North Korea last week launched four more ballistic missiles and is working to develop nuclear-tipped missiles that can reach the United States, in defiance of U.N. Security Council resolutions and sanctions.
Washington has previously said all options, including military, are on the table in its review of policies toward North Korea and Japanese officials are keen to know more details. In the final months of the Obama administration, U.S. officials warned China it would blacklist Chinese companies and banks that do illicit business with North Korea, if Beijing failed to enforce U.N. sanctions against Pyongyang.
Tillerson's trip to Asia also comes as the United States has begun deploying the Terminal High Altitude Area Defense (THAAD) missile defense system in South Korea, a move that China strongly objects to because it sees the system's radar as a threat to its security.
Pak Myong Ho, a North Korean embassy official speaking in Beijing on Thursday, said the THAAD deployment "will destroy the balance in Northeast Asia and the Pacific region."

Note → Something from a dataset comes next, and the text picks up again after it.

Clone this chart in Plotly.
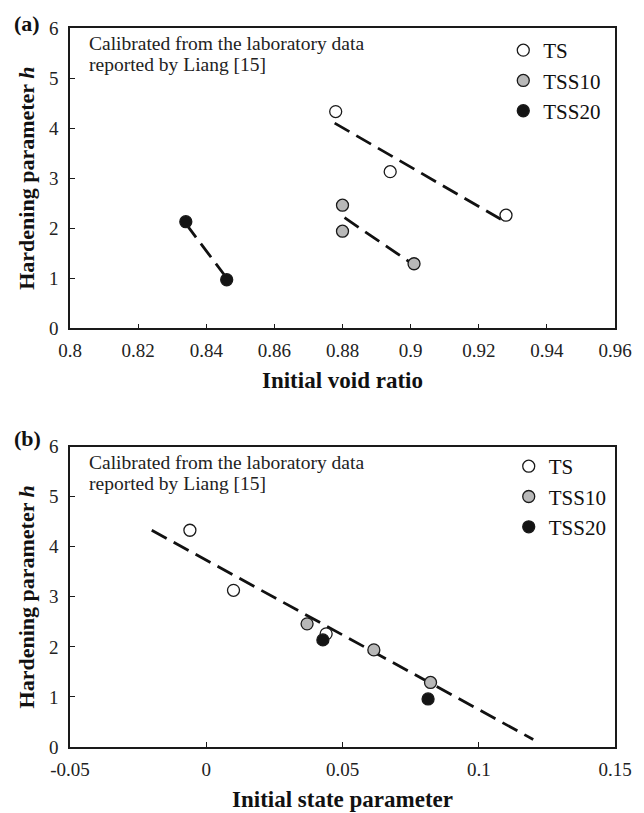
import plotly.graph_objects as go
from plotly.subplots import make_subplots

# ---- Data: panel (a) initial void ratio vs hardening parameter h
ts_e = [0.878, 0.894, 0.928]
ts_h = [4.33, 3.13, 2.26]
tss10_e = [0.880, 0.880, 0.901]
tss10_h = [2.46, 1.94, 1.29]
tss20_e = [0.834, 0.846]
tss20_h = [2.13, 0.97]

# fitted dashed lines (panel a)
fit_ts_e = [0.8777, 0.927]
fit_ts_h = [4.10, 2.16]
fit_10_e = [0.8806, 0.900]
fit_10_h = [2.21, 1.31]
fit_20_e = [0.834, 0.8455]
fit_20_h = [2.09, 1.05]

# ---- Data: panel (b) initial state parameter vs h
ts_psi = [-0.006, 0.010, 0.044]
tss10_psi = [0.037, 0.0615, 0.0823]
tss20_psi = [0.0428, 0.0814]
tss20_hb = [2.14, 0.96]
fit_all_psi = [-0.020, 0.120]
fit_all_h = [4.33, 0.15]

names = ["TS", "TSS10", "TSS20"]
fills = ["#ffffff", "#b8b8b8", "#141414"]

x_ticks_a = [0.8, 0.82, 0.84, 0.86, 0.88, 0.9, 0.92, 0.94, 0.96]
x_ticks_b = [-0.05, 0, 0.05, 0.1, 0.15]
y_ticks = [0, 1, 2, 3, 4, 5, 6]

FONT = "Liberation Serif"

fig = make_subplots(rows=2, cols=1, vertical_spacing=0.1646)

dash_line = dict(color="#111111", width=2.8, dash="17px,8px")

# Panel (a) lines
for lx, ly in [(fit_ts_e, fit_ts_h), (fit_10_e, fit_10_h), (fit_20_e, fit_20_h)]:
    fig.add_trace(go.Scatter(x=lx, y=ly, mode="lines", line=dash_line,
                             showlegend=False, hoverinfo="skip"), row=1, col=1)
# Panel (b) line
fig.add_trace(go.Scatter(x=fit_all_psi, y=fit_all_h, mode="lines", line=dash_line,
                         showlegend=False, hoverinfo="skip"), row=2, col=1)

data_a = [(ts_e, ts_h), (tss10_e, tss10_h), (tss20_e, tss20_h)]
data_b = [(ts_psi, ts_h), (tss10_psi, tss10_h), (tss20_psi, tss20_hb)]

for i, (xx, yy) in enumerate(data_a):
    fig.add_trace(go.Scatter(
        x=xx, y=yy, mode="markers", name=names[i], legend="legend",
        legendgroup="a" + names[i],
        marker=dict(size=12, color=fills[i], line=dict(color="#1a1a1a", width=1.3))),
        row=1, col=1)
for i, (xx, yy) in enumerate(data_b):
    fig.add_trace(go.Scatter(
        x=xx, y=yy, mode="markers", name=names[i], legend="legend2",
        legendgroup="b" + names[i],
        marker=dict(size=12, color=fills[i], line=dict(color="#1a1a1a", width=1.3))),
        row=2, col=1)

axis_common = dict(
    showline=True, linecolor="#1a1a1a", linewidth=1.5, mirror=True,
    ticks="inside", ticklen=5, tickcolor="#1a1a1a", tickwidth=1.2,
    showgrid=False, zeroline=False,
    tickfont=dict(family=FONT, size=19, color="#222222"),
)

fig.update_xaxes(**axis_common, ticklabelstandoff=4)
fig.update_yaxes(**axis_common, ticklabelstandoff=6)

fig.update_xaxes(range=[0.8, 0.96], tickvals=x_ticks_a,
                 ticktext=[("%g" % v) for v in x_ticks_a],
                 title=dict(text="<b>Initial void ratio</b>", standoff=12,
                            font=dict(family=FONT, size=23, color="#111111")),
                 row=1, col=1)
fig.update_xaxes(range=[-0.05, 0.15], tickvals=x_ticks_b,
                 ticktext=[("%g" % v) for v in x_ticks_b],
                 title=dict(text="<b>Initial state parameter</b>", standoff=12,
                            font=dict(family=FONT, size=23, color="#111111")),
                 row=2, col=1)
for r in (1, 2):
    fig.update_yaxes(range=[0, 6], tickvals=y_ticks,
                     title=dict(text="<b>Hardening parameter <i>h</i></b>", standoff=8,
                                font=dict(family=FONT, size=22, color="#111111")),
                     row=r, col=1)

fig.update_layout(
    width=644, height=813,
    margin=dict(l=70, r=29, t=28, b=66, autoexpand=False),
    paper_bgcolor="white", plot_bgcolor="white",
    font=dict(family=FONT, color="#111111"),
    legend=dict(x=0.795, y=0.9972, xanchor="left", yanchor="top",
                font=dict(family=FONT, size=21, color="#111111"),
                bgcolor="rgba(0,0,0,0)", tracegroupgap=0, itemwidth=30),
    legend2=dict(x=0.805, y=0.4186, xanchor="left", yanchor="top",
                 font=dict(family=FONT, size=21, color="#111111"),
                 bgcolor="rgba(0,0,0,0)", tracegroupgap=0, itemwidth=30),
)

note_lines = ["Calibrated from the laboratory data", "reported by Liang [15]"]
for xd, yd in (("x domain", "y domain"), ("x2 domain", "y2 domain")):
    for k, line in enumerate(note_lines):
        fig.add_annotation(text=line, xref=xd, yref=yd, x=0.032, y=0.948 - k * 0.069,
                           xanchor="left", yanchor="middle", showarrow=False, align="left",
                           font=dict(family=FONT, size=19.5, color="#222222"))

fig.add_annotation(text="<b>(a)</b>", xref="paper", yref="paper", x=-0.106, y=1.0063,
                   xanchor="left", yanchor="middle", showarrow=False,
                   font=dict(family=FONT, size=22, color="#111111"))
fig.add_annotation(text="<b>(b)</b>", xref="paper", yref="paper", x=-0.106, y=0.4293,
                   xanchor="left", yanchor="middle", showarrow=False,
                   font=dict(family=FONT, size=22, color="#111111"))

fig.write_html("out.html")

"The radar is not aimed at just us," Pak said. "It is also aiming for China and Russia."
China's assertiveness in the East China Sea, where it has a territorial row with Japan, and the South China Sea, where it has disputes with the Philippines and several other Southeast Asian nations, were also on the agenda during Tillerson's visit.
Tillerson's visit to Tokyo came as Abe's government battles a domestic scandal over a nationalist school. Following weeks of questions in parliament about the affair, support for Abe fell five points to 50 percent, a weekend poll by the Mainichi newspaper showed, off highs hit after he met Trump in Washington last month.